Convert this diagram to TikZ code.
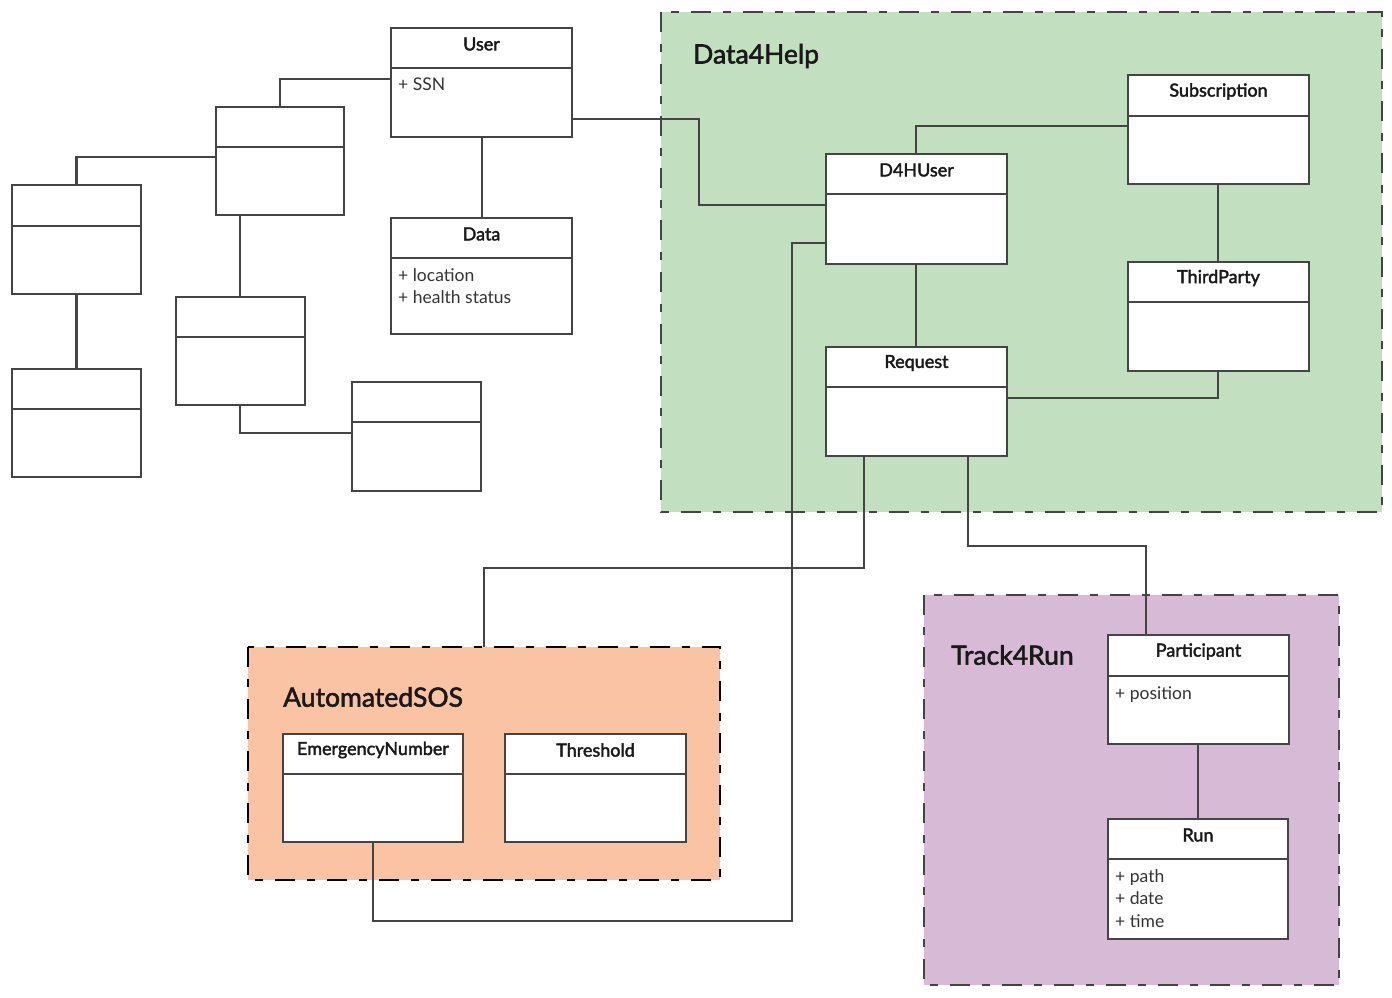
\documentclass[tikz,border=0pt]{standalone}
\usepackage{fontspec}
\setmainfont{Lato}
\newfontfamily\pkgfont{Lato}[FakeBold=2.0]
\newfontfamily\clsfont{Lato}[FakeBold=2.2]
\usetikzlibrary{calc}
\definecolor{lineclr}{HTML}{444444}
\definecolor{dhgreen}{HTML}{C2E0C0}
\definecolor{sosorange}{HTML}{F9C3A4}
\definecolor{runpurple}{HTML}{D6BAD6}
\tikzset{
  classbox/.style={draw=lineclr, line width=2.8pt, fill=white, inner sep=0pt, outer sep=0pt, anchor=north west},
  conn/.style={draw=lineclr, line width=2.8pt},
  pkgframe/.style={line width=2.8pt, dash pattern=on 20pt off 12pt on 8pt off 12pt},
  pkgtitle/.style={font=\pkgfont\fontsize{26.5}{30}\selectfont, anchor=west, inner sep=0pt, text=black!90},
  clsname/.style={font=\clsfont\fontsize{18}{21}\selectfont, inner sep=0pt, text=black!90},
  clsattr/.style={font=\fontsize{17.5}{22.5}\selectfont, anchor=north west, align=left, inner sep=0pt, text=black!80},
}
% name, x1, y1, x2, y2, divider y, title, attributes
\newcommand{\umlclass}[8]{%
  \pgfmathsetmacro{\cw}{#4-#2}%
  \pgfmathsetmacro{\ch}{#5-#3}%
  \pgfmathsetmacro{\cx}{(#2+#4)/2}%
  \pgfmathsetmacro{\cy}{(#3+#6)/2-4}%
  \node[classbox, minimum width=\cw pt, minimum height=\ch pt] (#1) at (#2,#3) {};
  \draw[conn] (#2,#6) -- (#4,#6);
  \node[clsname] at (\cx,\cy) {#7};
  \node[clsattr] at (#2+7,#6+10) {#8};
}
\begin{document}
\begin{tikzpicture}[x=1pt, y=-1pt]
\useasboundingbox (0,0) rectangle (1392,998);

% packages
\draw[pkgframe, draw=lineclr, fill=dhgreen] (661,12) rectangle (1382,512);
\draw[pkgframe, draw=black, fill=sosorange] (248,647) rectangle (720,880);
\draw[pkgframe, draw=lineclr, fill=runpurple] (924,595) rectangle (1339,985);
\node[pkgtitle] (t1) at (693,56) {Data4Help};
\node[pkgtitle] (t2) at (283,697) {AutomatedSOS};
\node[pkgtitle] (t3) at (951,655) {Track4Run};

% classes
\umlclass{user}{391}{28}{572}{137}{68}{User}{+ SSN}
\umlclass{data}{391}{218}{572}{334}{258}{Data}{+ location\\+ health status}
\umlclass{ba}{216}{107}{344}{215}{147}{}{}
\umlclass{bb}{12}{185}{141}{294}{226}{}{}
\umlclass{bc}{12}{369}{141}{477}{409}{}{}
\umlclass{bd}{176}{297}{305}{405}{337}{}{}
\umlclass{be}{352}{382}{481}{491}{422}{}{}
\umlclass{d4h}{826}{154}{1007}{264}{194}{D4HUser}{}
\umlclass{sub}{1128}{75}{1309}{184}{116}{Subscription}{}
\umlclass{tp}{1128}{262}{1309}{371}{302}{ThirdParty}{}
\umlclass{req}{826}{347}{1007}{456}{387}{Request}{}
\umlclass{emn}{283}{734}{463}{842}{774}{EmergencyNumber}{}
\umlclass{thr}{505}{734}{686}{842}{774}{Threshold}{}
\umlclass{par}{1108}{635}{1289}{744}{676}{Participant}{+ position}
\umlclass{run}{1108}{819}{1288}{939}{859}{Run}{+ path\\+ date\\+ time}

% connectors
\coordinate (sostop) at (484,647);
\draw[conn] (user.west |- 0,79) -| (ba.north);
\draw[conn] (ba.west |- 0,157) -| (bb.north);
\draw[conn] (bb.south) -- (bc.north);
\draw[conn] (ba.south -| 240,0) -- (bd.north -| 240,0);
\draw[conn] (bd.south -| 240,0) |- (be.west |- 0,433);
\draw[conn] (user.south -| 482,0) -- (data.north -| 482,0);
\draw[conn] (user.east |- 0,119) -- (699,119) |- (d4h.west |- 0,205);
\draw[conn] (d4h.north -| 916,0) |- (sub.west |- 0,126);
\draw[conn] (sub.south -| 1218,0) -- (tp.north -| 1218,0);
\draw[conn] (d4h.south -| 916,0) -- (req.north -| 916,0);
\draw[conn] (tp.south -| 1218,0) |- (req.east |- 0,398);
\draw[conn] (req.south -| 864,0) -- (864,568) -| (sostop);
\draw[conn] (req.south -| 968,0) -- (968,546) -| (par.north -| 1146,0);
\draw[conn] (d4h.west |- 0,243) -- (792,243) -- (792,921) -| (emn.south -| 373,0);
\draw[conn] (par.south -| 1198,0) -- (run.north -| 1198,0);
\end{tikzpicture}
\end{document}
----
### To be done
Please take the lines from the beginning of the data above through the line holding "(t3) at (951,655)" and transcribe them exactly, without any pictures.

### Reply
Convert this diagram to TikZ code.
\documentclass[tikz,border=0pt]{standalone}
\usepackage{fontspec}
\setmainfont{Lato}
\newfontfamily\pkgfont{Lato}[FakeBold=2.0]
\newfontfamily\clsfont{Lato}[FakeBold=2.2]
\usetikzlibrary{calc}
\definecolor{lineclr}{HTML}{444444}
\definecolor{dhgreen}{HTML}{C2E0C0}
\definecolor{sosorange}{HTML}{F9C3A4}
\definecolor{runpurple}{HTML}{D6BAD6}
\tikzset{
  classbox/.style={draw=lineclr, line width=2.8pt, fill=white, inner sep=0pt, outer sep=0pt, anchor=north west},
  conn/.style={draw=lineclr, line width=2.8pt},
  pkgframe/.style={line width=2.8pt, dash pattern=on 20pt off 12pt on 8pt off 12pt},
  pkgtitle/.style={font=\pkgfont\fontsize{26.5}{30}\selectfont, anchor=west, inner sep=0pt, text=black!90},
  clsname/.style={font=\clsfont\fontsize{18}{21}\selectfont, inner sep=0pt, text=black!90},
  clsattr/.style={font=\fontsize{17.5}{22.5}\selectfont, anchor=north west, align=left, inner sep=0pt, text=black!80},
}
% name, x1, y1, x2, y2, divider y, title, attributes
\newcommand{\umlclass}[8]{%
  \pgfmathsetmacro{\cw}{#4-#2}%
  \pgfmathsetmacro{\ch}{#5-#3}%
  \pgfmathsetmacro{\cx}{(#2+#4)/2}%
  \pgfmathsetmacro{\cy}{(#3+#6)/2-4}%
  \node[classbox, minimum width=\cw pt, minimum height=\ch pt] (#1) at (#2,#3) {};
  \draw[conn] (#2,#6) -- (#4,#6);
  \node[clsname] at (\cx,\cy) {#7};
  \node[clsattr] at (#2+7,#6+10) {#8};
}
\begin{document}
\begin{tikzpicture}[x=1pt, y=-1pt]
\useasboundingbox (0,0) rectangle (1392,998);

% packages
\draw[pkgframe, draw=lineclr, fill=dhgreen] (661,12) rectangle (1382,512);
\draw[pkgframe, draw=black, fill=sosorange] (248,647) rectangle (720,880);
\draw[pkgframe, draw=lineclr, fill=runpurple] (924,595) rectangle (1339,985);
\node[pkgtitle] (t1) at (693,56) {Data4Help};
\node[pkgtitle] (t2) at (283,697) {AutomatedSOS};
\node[pkgtitle] (t3) at (951,655) {Track4Run};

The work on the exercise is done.